Re: Router using non-/64 prefix delegation (ia_pd) needs a normal address (ia_na) to route packets.
Roy Marples
Thu Jul 17 21:47:03 2014
On 2014-07-17 21:12, Robert White wrote:
This all does seem to work. I'm still waiting for the first lease
renewal to see how that goes.
I am just following the head of the archive and doing updates for this
testing. Whatever was in the archive last night (7/16/2014) is
"ia_pd_mix works for me and comcast".
Yay!
Relevant Config (intX interfaces are brctl bridges, ext0 is the cable
modem segment):
interface ext0
iaid 1
noipv4ll
ia_na 1
ia_pd 2/::/60 int0/3/64 int1/4/64
ia_pd_mix
# necessary plumbing, but don't want
# dhcpcd to step on the IPv4 NAT setup
# nor are there any IPv6 servers to answer
# on the intX interfaces.
interface int1
noipv4
noipv6
interface int0
noipv4
noipv6
You can make it easier as this
# Disable dhcpcd configuring all interfaces by default
noipv4
noipv6
# Configure ext0 for IPv6 only, and delegate to others
interface ext0
iaid 1
ipv6
ia_na 1
ia_pd 2/::/60 int0/3/64 int1/4/64
ia_pd_mix
Btw why are you using the ia_pd_mix flag? I thouht that didn't work for
Comcast?
Stupid System Trick:
I was having some issues with boot order.
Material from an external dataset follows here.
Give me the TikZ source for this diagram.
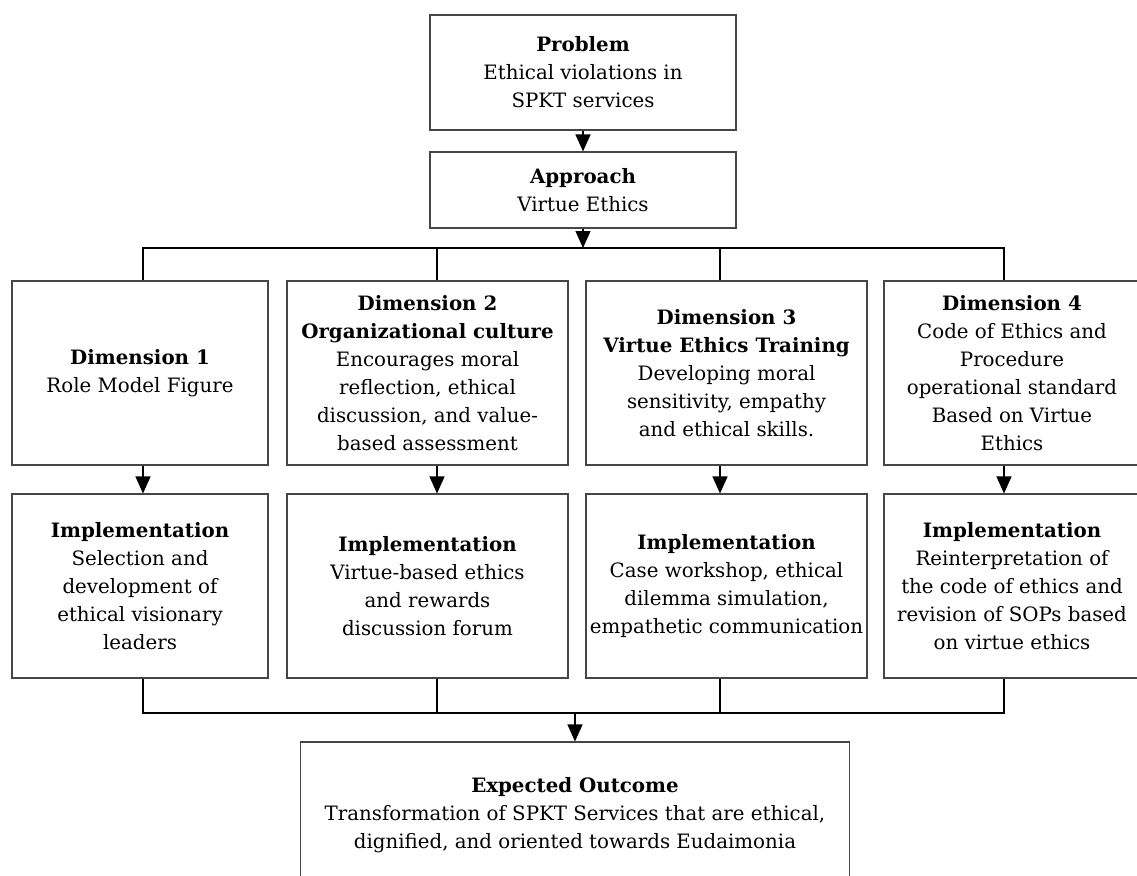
\documentclass[tikz,border=0pt]{standalone}
\usepackage{fontspec}
\setmainfont{DejaVu Serif}
\definecolor{boxline}{RGB}{70, 70, 70}
\usepackage{tikz}
\usetikzlibrary{arrows.meta, positioning, calc}

\begin{document}
\begin{tikzpicture}[x=1pt, y=-1pt,
    box/.style={draw=boxline, line width=1.1pt, align=center, inner sep=1pt,
      font=\fontsize{19.8}{28}\selectfont},
    link/.style={draw=black, line width=1.2pt},
    arrow/.style={link, -{Triangle[length=17pt, width=15pt]}}]
    \useasboundingbox (0,0) rectangle (1137,875);

    \node[box, minimum width=306pt, minimum height=115pt] (problem) at (583,72.5) {
      \textbf{Problem}\\
      Ethical violations in\\
      SPKT services
    };
    \node[box, minimum width=306pt, minimum height=76pt] (approach) at (583,190) {
      \textbf{Approach}\\
      Virtue Ethics
    };

    \node[box, minimum width=256pt, minimum height=184pt] (dimone) at (140,373) {
      \textbf{Dimension 1}\\
      Role Model Figure
    };
    \node[box, minimum width=281pt, minimum height=184pt] (dimtwo) at (427.5,373) {
      \textbf{Dimension 2}\\
      \textbf{Organizational culture}\\
      Encourages moral\\
      reflection, ethical\\
      discussion, and value-\\
      based assessment
    };
    \node[box, minimum width=281pt, minimum height=184pt] (dimthree) at (726.5,373) {
      \textbf{Dimension 3}\\
      \textbf{Virtue Ethics Training}\\
      Developing moral\\
      sensitivity, empathy\\
      and ethical skills.
    };
    \node[box, minimum width=256pt, minimum height=184pt] (dimfour) at (1012,373) {
      \textbf{Dimension 4}\\
      Code of Ethics and\\
      Procedure\\
      operational standard\\
      Based on Virtue\\
      Ethics
    };

    \node[box, minimum width=256pt, minimum height=184pt] (impone) at (140,586) {
      \textbf{Implementation}\\
      Selection and\\
      development of\\
      ethical visionary\\
      leaders
    };
    \node[box, minimum width=281pt, minimum height=184pt] (imptwo) at (427.5,586) {
      \textbf{Implementation}\\
      Virtue-based ethics\\
      and rewards\\
      discussion forum
    };
    \node[box, minimum width=281pt, minimum height=184pt] (impthree) at (726.5,586) {
      \textbf{Implementation}\\
      Case workshop, ethical\\
      dilemma simulation,\\
      empathetic communication
    };
    \node[box, minimum width=256pt, minimum height=184pt] (impfour) at (1012,586) {
      \textbf{Implementation}\\
      Reinterpretation of\\
      the code of ethics and\\
      revision of SOPs based\\
      on virtue ethics
    };

    \node[box, minimum width=549pt, minimum height=146pt] (outcome) at (575,815) {
      \textbf{Expected Outcome}\\
      Transformation of SPKT Services that are ethical,\\
      dignified, and oriented towards Eudaimonia
    };

    \coordinate (tone) at (143,248);
    \coordinate (ttwo) at (437,248);
    \coordinate (tthree) at (720,248);
    \coordinate (tfour) at (1004,248);
    \coordinate (bone) at (143,713);
    \coordinate (btwo) at (437,713);
    \coordinate (bthree) at (720,713);
    \coordinate (bfour) at (1004,713);

    \draw[arrow] (problem) -- (approach);
    \draw[arrow] (approach.south) -- (approach.south |- tone);
    \draw[link] (dimone.north -| tone) -- (tone) -- (tfour) -- (dimfour.north -| tfour);
    \draw[link] (ttwo) -- (dimtwo.north -| ttwo);
    \draw[link] (tthree) -- (dimthree.north -| tthree);

    \draw[arrow] (dimone.south -| tone) -- (impone.north -| tone);
    \draw[arrow] (dimtwo.south -| ttwo) -- (imptwo.north -| ttwo);
    \draw[arrow] (dimthree.south -| tthree) -- (impthree.north -| tthree);
    \draw[arrow] (dimfour.south -| tfour) -- (impfour.north -| tfour);

    \draw[link] (impone.south -| bone) -- (bone) -- (bfour) -- (impfour.south -| bfour);
    \draw[link] (imptwo.south -| btwo) -- (btwo);
    \draw[link] (impthree.south -| bthree) -- (bthree);
    \draw[arrow] (outcome.north |- bone) -- (outcome.north);
  \end{tikzpicture}
\end{document}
If your clients are going to use the ia_pd and name a bridge as one of
the target interfaces (e.g. "ia_pd ext0 ... br0/2/64" ) and that
bridge is going to only stock wireless devices (a la hostapd) the
dhcpcd stuff may try to configure the bridge before it has a non-zero
MAC address. Hostapd can take a relatively long time to initialize the
wireless card and add it to the bridge, all of which happens after the
startup script returns. This may not work. ...
Solution: Add a dummy interface (e.g. "modprobe dummy; brctl addif br0
dummy0" or equiv) to the bridge unconditionally at initial bridge
setup. The MAC address will be random, but it will be there and be
workable.
[Note that this has no bearing on previous testing done by me because
I was invoking dhcpcd by hand in testing and long after boot when the
bridge was nice and stable. It was also one of several targets. I
mention this conidition here because once I did boot integration I was
getting dhcpcd messages about skipping the interface that were not
dhcpcd's fault.]
For prefix delegation, why does the interface need a hardware address?
Does dhcpcd error in some way?
I ask because the assigned address is not based on a hardware address.